Antigua’s pricing turns on the season first and the coast second. The sheltered west and northwest, around Jolly Harbour, Galley Bay, and Hodges Bay, hold the calm-water beaches and most of the villa stock. English Harbour in the south is the sailing end, and Jumby Bay, a private island off the northeast, sits in its own category.
Accommodation ABST: 12.5 percent
Antigua and Barbuda levies its sales tax (ABST) on accommodation at 12.5 percent, below the 15 percent general rate. On a $26,000 Christmas week that is $3,250. The government has signalled a temporary cut to the general ABST rate during 2026, but the accommodation rate is the one that lands on a villa invoice, so budget the 12.5 percent and confirm at the point of booking.

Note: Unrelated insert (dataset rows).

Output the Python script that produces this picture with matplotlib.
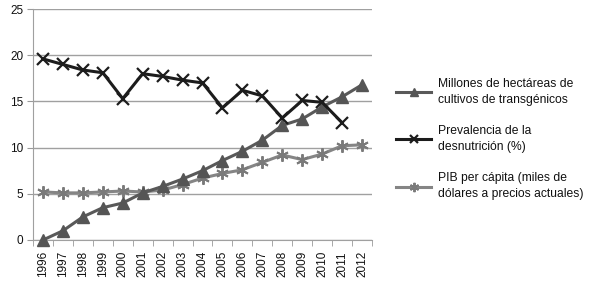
import matplotlib
matplotlib.use('Agg')
import matplotlib.pyplot as plt
import numpy as np

years = ['1996', '1997', '1998', '1999', '2000', '2001', '2002', '2003', '2004',
         '2005', '2006', '2007', '2008', '2009', '2010', '2011', '2012']

# Millones de hectáreas de cultivos transgénicos
transgenicos = [0.0, 1.0, 2.5, 3.5, 4.0, 5.1, 5.8, 6.6, 7.5, 8.6, 9.6, 10.8,
                12.4, 13.1, 14.4, 15.5, 16.8]
# Prevalencia de la desnutrición (%), sin dato para 2012
desnutricion = [19.6, 19.0, 18.4, 18.1, 15.3, 18.0, 17.7, 17.3, 17.0, 14.3,
                16.2, 15.6, 13.2, 15.1, 14.9, 12.7, np.nan]
# PIB per cápita (miles de dólares)
pib = [5.2, 5.1, 5.1, 5.2, 5.3, 5.2, 5.4, 6.0, 6.7, 7.2, 7.6, 8.4, 9.2, 8.7,
       9.3, 10.2, 10.3]

labels = ['Millones de hectáreas de\ncultivos de transgénicos',
          'Prevalencia de la\ndesnutrición (%)',
          'PIB per cápita (miles de\ndólares a precios actuales)']

plt.rcParams['font.family'] = ['Liberation Sans', 'DejaVu Sans']
plt.rcParams['font.size'] = 8.5

fig = plt.figure(figsize=(5.89, 2.83), dpi=100)
W, H = 589, 283
ax = fig.add_axes([33 / W, 1 - 240 / H, 339 / W, 231 / H])

x = np.arange(len(years))

ax.plot(x, transgenicos, color='#595959', lw=2.2, marker='^', ms=8,
        mfc='#555555', mec='#555555', clip_on=False, zorder=4, label=labels[0])
ax.plot(x, desnutricion, color='#1c1c1c', lw=2.2, marker='x', ms=8.5, mew=1.6,
        clip_on=False, zorder=5, label=labels[1])
ax.plot(x, pib, color='#858585', lw=2.2, marker=(6, 2, 0), ms=9, mew=1.4,
        mec='#7a7a7a', clip_on=False, zorder=3, label=labels[2])

ax.set_xlim(-0.5, len(years) - 0.5)
ax.set_ylim(0, 25)
ax.set_yticks(np.arange(0, 26, 5))
ax.set_xticks(x)
ax.set_xticklabels(years, rotation=90)
ax.set_xticks(np.arange(-0.5, len(years), 1), minor=True)

ax.tick_params(axis='x', which='major', length=0, pad=8, colors='#111111')
ax.tick_params(axis='x', which='minor', length=4, color='#9a9a9a')
ax.tick_params(axis='y', length=4, color='#9a9a9a', labelcolor='#111111', pad=3)

ax.grid(axis='y', color='#a0a0a0', lw=1)
ax.set_axisbelow(True)
for s in ['top', 'right']:
    ax.spines[s].set_visible(False)
ax.spines['left'].set_color('#a0a0a0')
ax.spines['bottom'].set_color('#a0a0a0')

leg = fig.legend(loc='center left', bbox_to_anchor=(390 / W, 1 - 139 / H),
                 frameon=False, handlelength=2.9, handletextpad=0.55,
                 labelspacing=1.6, borderpad=0, markerscale=0.75,
                 fontsize=8.7)
for t in leg.get_texts():
    t.set_linespacing(1.45)
    t.set_color('#111111')

plt.savefig('out.png', dpi=100)
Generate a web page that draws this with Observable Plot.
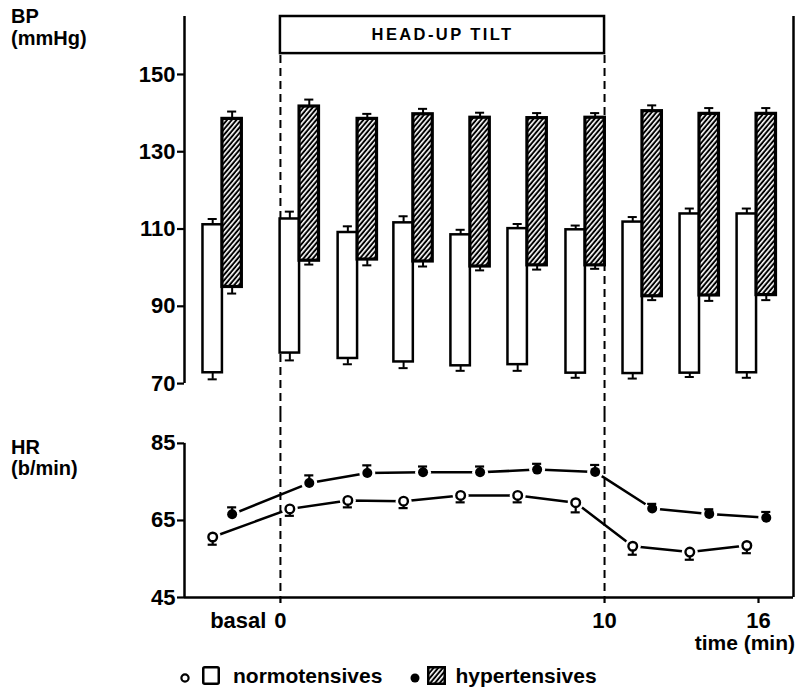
<!DOCTYPE html>
<html>
<head>
<meta charset="utf-8">
<script src="https://cdn.jsdelivr.net/npm/d3@7"></script>
<script src="https://cdn.jsdelivr.net/npm/@observablehq/plot@0.6"></script>
<style>
  html, body { margin: 0; padding: 0; background: #fff; }
  #chart { position: relative; width: 798px; height: 688px; overflow: hidden; background: #fff;
           font-family: "Liberation Sans", Arial, sans-serif; font-weight: bold; color: #000; }
  #chart svg { display: block; }
  #top { position: absolute; left: 0; top: 0; }
  #bottom { position: absolute; left: 0; top: 414px; }
  .lbl { position: absolute; font-size: 20px; white-space: nowrap; }
  #legend { position: absolute; left: 180px; top: 664px; display: flex; align-items: center;
            font-size: 21px; line-height: 23px; white-space: nowrap; }
</style>
</head>
<body>
<div id="chart">
  <div id="top"></div>
  <div id="bottom"></div>
  <div class="lbl" id="bpTitle" style="left:11px; top:5px; line-height:22px;"></div>
  <div class="lbl" id="hrTitle" style="left:11px; top:437px; line-height:21px;"></div>
  <div class="lbl" id="timeTitle" style="right:3px; top:631px; font-size:21px; line-height:23px;"></div>
  <div id="legend"></div>
</div>
<script>
// ---------------- data ----------------
const groupNames  = ["basal", "tilt 1", "tilt 2", "tilt 3", "tilt 4", "tilt 5", "tilt 6", "post 1", "post 2", "post 3"];
const groupTimes  = [-1.79, 0.59, 2.38, 4.1, 5.86, 7.62, 9.41, 11.17, 12.93, 14.69]; // drawn time position (min)

// Blood pressure (mmHg): systolic = bar top, diastolic = bar bottom, with SE
const normoSys    = [111.1, 112.6, 109.1, 111.6, 108.5, 110.1, 109.8, 111.8, 113.9, 113.9];
const normoSysSE  = [1.5, 1.9, 1.6, 1.7, 1.3, 1.2, 1.1, 1.3, 1.4, 1.4];
const normoDia    = [72.8, 77.9, 76.5, 75.6, 74.6, 74.9, 72.7, 72.6, 72.7, 72.8];
const normoDiaSE  = [1.7, 1.9, 1.5, 1.6, 1.3, 1.6, 1.2, 1.3, 1.0, 1.3];
const hyperSys    = [138.5, 141.7, 138.5, 139.7, 138.8, 138.7, 138.8, 140.5, 139.8, 139.8];
const hyperSysSE  = [1.9, 1.8, 1.3, 1.4, 1.3, 1.3, 1.2, 1.5, 1.5, 1.5];
const hyperDia    = [95.0, 101.8, 102.1, 101.6, 100.3, 100.6, 100.6, 92.6, 92.8, 92.9];
const hyperDiaSE  = [1.7, 1.0, 1.5, 1.3, 1.0, 1.1, 0.9, 1.0, 1.4, 1.3];

// Heart rate (b/min) with SE
const normoHR     = [60.7, 68.0, 70.2, 70.0, 71.5, 71.5, 69.6, 58.3, 56.8, 58.5];
const normoHRse   = [2.0, 1.8, 1.8, 1.8, 1.8, 1.8, 2.5, 2.2, 2.0, 2.0];
const hyperHR     = [66.6, 74.7, 77.3, 77.5, 77.5, 78.2, 77.6, 68.1, 66.7, 65.7];
const hyperHRse   = [1.8, 2.0, 2.0, 1.5, 1.5, 1.5, 1.8, 1.2, 1.2, 1.5];

// axes / labels
const bpTicks = [70, 90, 110, 130, 150];
const hrTicks = [45, 65, 85];
const timeTicks = [0, 10, 14.75];
const timeTickLabels = ["0", "10", "16"];
const basalLabel = "basal";
const tiltStart = 0, tiltEnd = 10;
const tiltLabel = "HEAD-UP TILT";
const bpTitle = ["BP", "(mmHg)"];
const hrTitle = ["HR", "(b/min)"];
const timeTitle = "time (min)";
const seriesNames = ["normotensives", "hypertensives"];

// ---------------- layout constants ----------------
const FONT = '"Liberation Sans", Arial, sans-serif';
const xDomain = [-2.96, 15.83];
const bpDomain = [62, 165];
const tiltBoxBottom = 155.4;
const hrDomain = [45, 92.5];
const barW = 0.6;      // bar width in minutes
const capHalf = 0.14;  // half-width of error caps

const rows = groupTimes.map((t, i) => ({
  name: groupNames[i], t,
  nSys: normoSys[i], nSysSE: normoSysSE[i], nDia: normoDia[i], nDiaSE: normoDiaSE[i],
  hSys: hyperSys[i], hSysSE: hyperSysSE[i], hDia: hyperDia[i], hDiaSE: hyperDiaSE[i],
  nHR: normoHR[i], nHRse: normoHRse[i], hHR: hyperHR[i], hHRse: hyperHRse[i]
}));

const xN = d => d.t - barW / 2;
const xH = d => d.t + barW / 2;

function errBars(data, xf, from, to, sw = 2) {
  return [
    Plot.ruleX(data, {x: xf, y1: from, y2: to, strokeWidth: sw, stroke: "black"}),
    Plot.ruleY(data, {y: to, x1: d => xf(d) - capHalf, x2: d => xf(d) + capHalf, strokeWidth: sw, stroke: "black"})
  ];
}

function hatchDefs(id) {
  return () => {
    const defs = d3.create("svg:defs");
    const p = defs.append("pattern").attr("id", id).attr("patternUnits", "userSpaceOnUse")
      .attr("width", 3.6).attr("height", 3.6).attr("patternTransform", "rotate(40)");
    p.append("rect").attr("width", 3.6).attr("height", 3.6).attr("fill", "#000");
    p.append("rect").attr("width", 1.6).attr("height", 3.6).attr("fill", "#fff");
    return defs.node();
  };
}

const commonStyle = {fontFamily: FONT, fontWeight: "bold", fontSize: "22px", color: "black", background: "white", overflow: "visible"};

// ---------------- top panel: blood pressure ----------------
const topPlot = Plot.plot({
  width: 798, height: 414,
  marginLeft: 184, marginRight: 5, marginTop: 16, marginBottom: 0,
  x: {domain: xDomain, axis: null},
  y: {domain: bpDomain},
  style: commonStyle,
  marks: [
    hatchDefs("hatchBP"),
    Plot.axisY({ticks: bpTicks, tickSize: 7, tickPadding: 2, strokeWidth: 2.2, fontSize: 22, label: null}),
    Plot.ruleX([xDomain[0]], {y1: bpTicks[0], y2: bpDomain[1], strokeWidth: 2.5}),
    Plot.ruleX([xDomain[1]], {y1: bpDomain[0], y2: bpDomain[1], strokeWidth: 2.5}),
    Plot.ruleX([tiltStart, tiltEnd], {y1: bpDomain[0], y2: tiltBoxBottom, strokeWidth: 2, strokeDasharray: "8,5"}),
    Plot.rect([tiltLabel], {x1: tiltStart, x2: tiltEnd, y1: tiltBoxBottom, y2: bpDomain[1], fill: "white", stroke: "black", strokeWidth: 2.5}),
    Plot.text([tiltLabel], {x: (tiltStart + tiltEnd) / 2, y: (tiltBoxBottom + bpDomain[1]) / 2, text: d => d,
      fontSize: 16.5, fontWeight: "bold"}),
    // error bars
    errBars(rows, xN, "nSys", d => d.nSys + d.nSysSE),
    errBars(rows, xN, "nDia", d => d.nDia - d.nDiaSE),
    errBars(rows, xH, "hSys", d => d.hSys + d.hSysSE),
    errBars(rows, xH, "hDia", d => d.hDia - d.hDiaSE),
    // bars
    Plot.rect(rows, {x1: d => d.t - barW, x2: "t", y1: "nDia", y2: "nSys", fill: "white", stroke: "black", strokeWidth: 2.5}),
    Plot.rect(rows, {x1: "t", x2: d => d.t + barW, y1: "hDia", y2: "hSys", fill: "url(#hatchBP)", stroke: "black", strokeWidth: 3.2})
  ]
});
d3.select(topPlot).selectAll("text")
  .filter(function() { return this.textContent === tiltLabel; })
  .style("letter-spacing", "2.4px");
document.getElementById("top").appendChild(topPlot);

// ---------------- bottom panel: heart rate ----------------
const bottomPlot = Plot.plot({
  width: 798, height: 274,
  marginLeft: 184, marginRight: 5, marginTop: 0, marginBottom: 91,
  x: {domain: xDomain},
  y: {domain: hrDomain},
  style: commonStyle,
  marks: [
    Plot.axisY({ticks: hrTicks, tickSize: 7, tickPadding: 2, strokeWidth: 2.2, fontSize: 22, label: null}),
    Plot.axisX({ticks: timeTicks, tickFormat: d => timeTickLabels[timeTicks.indexOf(d)], tickSize: 6, tickPadding: 9,
      strokeWidth: 2.2, fontSize: 22, label: null}),
    Plot.text([basalLabel], {x: tiltStart, y: hrDomain[0], text: d => d, textAnchor: "end", lineAnchor: "top",
      dx: -14, dy: 15, fontSize: 22, fontWeight: "bold"}),
    Plot.ruleX([xDomain[0]], {y1: hrTicks[0], y2: hrTicks[hrTicks.length - 1], strokeWidth: 2.5}),
    Plot.ruleY([hrDomain[0]], {strokeWidth: 2.5}),
    Plot.ruleX([xDomain[1]], {strokeWidth: 2.5}),
    Plot.ruleX([tiltStart, tiltEnd], {strokeWidth: 2, strokeDasharray: "8,5"}),
    // lines
    Plot.line(rows, {x: xN, y: "nHR", stroke: "black", strokeWidth: 2.5}),
    Plot.line(rows, {x: xH, y: "hHR", stroke: "black", strokeWidth: 2.5}),
    // white halos so lines stop short of the markers
    Plot.dot(rows, {x: xN, y: "nHR", r: 8, fill: "white", stroke: "none"}),
    Plot.dot(rows, {x: xH, y: "hHR", r: 8, fill: "white", stroke: "none"}),
    // error bars
    errBars(rows, xN, "nHR", d => d.nHR - d.nHRse, 2.2),
    errBars(rows, xH, "hHR", d => d.hHR + d.hHRse, 2.2),
    // markers
    Plot.dot(rows, {x: xN, y: "nHR", r: 4.3, fill: "white", stroke: "black", strokeWidth: 2.4}),
    Plot.dot(rows, {x: xH, y: "hHR", r: 5, fill: "black", stroke: "none"})
  ]
});
document.getElementById("bottom").appendChild(bottomPlot);

// ---------------- titles and legend ----------------
document.getElementById("bpTitle").innerHTML = bpTitle.join("<br>");
document.getElementById("hrTitle").innerHTML = hrTitle.join("<br>");
document.getElementById("timeTitle").textContent = timeTitle;

const legend = d3.select("#legend");
legend.append("svg").attr("width", 10).attr("height", 10).style("margin-top", "5px")
  .append("circle").attr("cx", 5).attr("cy", 5).attr("r", 3.6).attr("fill", "white").attr("stroke", "black").attr("stroke-width", 2.2);
legend.append("svg").attr("width", 18).attr("height", 19).style("margin-left", "12px")
  .append("rect").attr("x", 1.25).attr("y", 1.25).attr("width", 15.5).attr("height", 16.5).attr("rx", 1.5)
  .attr("fill", "white").attr("stroke", "black").attr("stroke-width", 2.5);
legend.append("span").text(seriesNames[0]).style("margin-left", "13px");
legend.append("svg").attr("width", 10).attr("height", 10).style("margin-left", "28px").style("margin-top", "5px")
  .append("circle").attr("cx", 5).attr("cy", 5).attr("r", 4.5).attr("fill", "black");
const hs = legend.append("svg").attr("width", 19).attr("height", 19).style("margin-left", "7px");
hs.append(hatchDefs("hatchLegend"));
hs.append("rect").attr("x", 1.25).attr("y", 1.25).attr("width", 16.5).attr("height", 16.5)
  .attr("fill", "url(#hatchLegend)").attr("stroke", "black").attr("stroke-width", 2.5);
legend.append("span").text(seriesNames[1]).style("margin-left", "9px");
</script>
</body>
</html>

The Christmas to New Year peak
The fortnight from roughly 20 December to 3 January is the single dearest window of the Antigua year. The best villas carry a 10-to-14-night minimum, rates run well above the rest of the winter, and the trophy houses book 9 to 12 months ahead. If your dates are flexible, the first two weeks of December and the back half of January deliver the same dry weather for far less.
The hurricane window: June to November
The Atlantic hurricane season runs from 1 June to 30 November, with the statistical peak from mid-August to mid-October. Antigua sits in the belt, though direct hits are far less frequent than near-misses. Summer is the value season precisely because of this risk, so check that the villa contract carries a clear storm-cancellation clause and consider travel insurance with named-storm cover before you book a late-summer week.
The west coast and English Harbour
Jolly Harbour, Galley Bay, and Hodges Bay on the calm west and northwest hold most of the family villa stock and the best swimming beaches. English Harbour and Falmouth in the south are the yachting end, busiest around the December charter season and Antigua Sailing Week in late April and early May. A sailing group bases south, a beach family bases west.
Jumby Bay and the private-island tier
Jumby Bay, the private island two miles off the northeast coast reached only by the resort’s launch, rents in a tier of its own. Its estates command the highest rates on Antigua and a Christmas week there is the most expensive combination on the island. The trade is total seclusion and no cars, which suits some groups and frustrates others.
Service, staff, and the deposit
Managed villas often add a service charge of around 10 percent that covers staff and concierge, on top of the ABST. A private chef runs $350 to $600 per day plus provisioning, a driver is around $250 per day, and a refundable deposit of $3,000 to $30,000 is standard, returned within two to three weeks of checkout.